Improvisasi lapangan sudah sedemikian menegaskan, bahwa Demokrat punya kepentingan yang berbeda diluar target pilpres 2019. Para caleg Demokrat pun seolah dibiarkan untuk menyesuaikan dengan kondisi lapangan. Sekiranya diperlukan, mengusung Jokowi untuk mempertahankan perolehan kursi pun seolah sah-sah saja.

Tak cukup dengan strategi yang dimiliki dedengkot Demokrat yang berhasil mengantarkannya memperoleh kursi Presiden, Prabowo terlihat mengedepankan logika logistik. Alhasil partai baru besutan mantan adik iparnya pun cukup menjadi andalan. Selain partai Gerindra sebagai motor utama.

Buaian cita-cita kembali pada kejayaan orde baru membuat Prabowo lupa bahwa Cendana apapun kondisinya sudah tidak seperti dulu. Inikah sebentuk romansa cinta dalam mihrab politik?.

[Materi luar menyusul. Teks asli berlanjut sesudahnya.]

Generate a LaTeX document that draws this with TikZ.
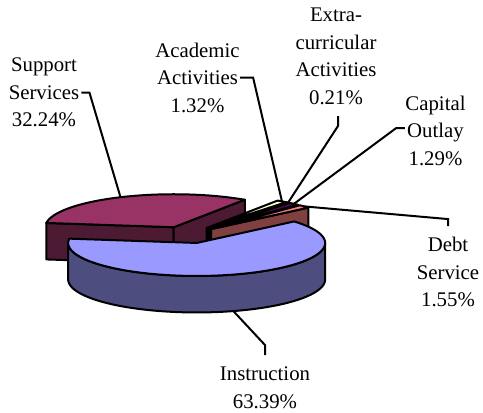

Prabowo-Sandi sebagai pasangan pengantin pilpres harusnya mampu menebar cinta bukan saja kepada rakyat Indonesia yang menjadi lahan perolehan suara. Melainkan pula harus mampu menjaga cinta dari partai politik dan segenap tokoh yang mengusungnya.

Ya, mereka yang tergabung dalam BPN selaku motor pemenangan pastinya memiliki cinta terhadap Prabowo. Begitupun sebaliknya. Prabowo harus mencintai mereka sebagai sebuah tim yang akan bersama-sama meraih kuasa.

 Lantas bagaimana dengan Demokrat dalam hal ini SBY?. Jika sedari awal, banyak hal yang membuat cinta Demokrat dianggap tidak sempurna terhadap Prabowo. wajar jika ditengah perjalanan, Prabowo menambatkan hatinya pada Titik Soeharto selaku  pion partai berkarya yang notabene  mantan istrinya. Cinta lama bersemi kembali alias CLBK? . Tentu sah-sah saja.

Masalahnya adalah ketika logika logistik menjadi prioritas, Prabowo pun seakan menjadi "cowok matre". Dan cinta Demokrat, sebut SBY seolah terhempas. 

Mungkinkah logika logistik Prabowo ke Titiek, berlaku juga terhadap SBY terhadap Prabowo? Bagaimana sejatinya perputaran aliran dana kampanye tim Prabowo Sandi beserta segenap jajaran partai pengusungnya?.

Apa mungkin support dana partai berkarya terhadap Prabowo akan digunakan juga untuk mendanai motor penggerak dari Demokrat? Atau malah Demokrat berbesar hati merogoh kocek sendiri untuk suksesi Prabowo Sandi. Itu logika logistik yang liar berseliweran dalam benak saya.

Sejauh ini Demokrat dengan segenap potensi ketokohan SBY-AHY seolah wait and see terhadap konstelasi yang berjalan tiap menit tiap detik. Sementara Prabowo -Sandi melesat bak busur panah masuk ke kantong-kantong massa di beberapa daerah dengan issue "kepenak jamanku tho?".

Terlepas efektif tidaknya issue tersebut ada sisi positif yang bisa diambil dimana Prabowo terkesan memiliki konsep program pembangunan kedepan. Meskipun itu bersifat hanya copy paste dari apa yang sudah ada di bank data Cendana. Setidaknya lebih ada bobotnya dibanding ketika harus bermain dengan isue agama dan hoax yang membabi buta.

SBY tampak terpaku menatap langgap suksesi Prabowo Sandi. Tokoh Demokrat yang pernah dua kali menjabat Presiden RI masih belum bergeming untuk turut berebut suara mengkampanyekan Prabowo. Apakah SBY memang type injured Times? Atau justru hanya menjadi pemain cadangan bagi Prabowo Sandi?

Arena pertarungan menuju pilpres 2019 tentu bukanlah biduk catur dimana pion-pion kecil yang berada di depan yang diharuskan maju terlebih dahulu. baru kemudian Raja, Ratu, Patih bertahan di garis serang belakang. Membaca sikap SBY dalam langgam suksesi Prabowo seakan ada semburat cinta yang terhempas. Entah karena apa.

Jika benar logika logistik yang Prabowo miliki terhadap Titik Soeharto mampu menahan langkah SBY untuk lekas ambil bagian. Harus ada hitungan matematis yang jelas atas gambaran kemenangan bagi Prabowo. Sebab kini, Presiden dipilih langsung dengan sekian mekanisme yang jauh berbeda pada era Soeharto.

Kelompencapir sebagai bentuk pengorganisasian massa level grass root ala Soeharto, tentu  belum lah cukup jika harus kembali dihidupkan untuk menandingi para pegiat medsos di era milenials. Wajar jika akhirnya SBY membiarkan cintanya kepada Prabowo terhempas dan tak jelas.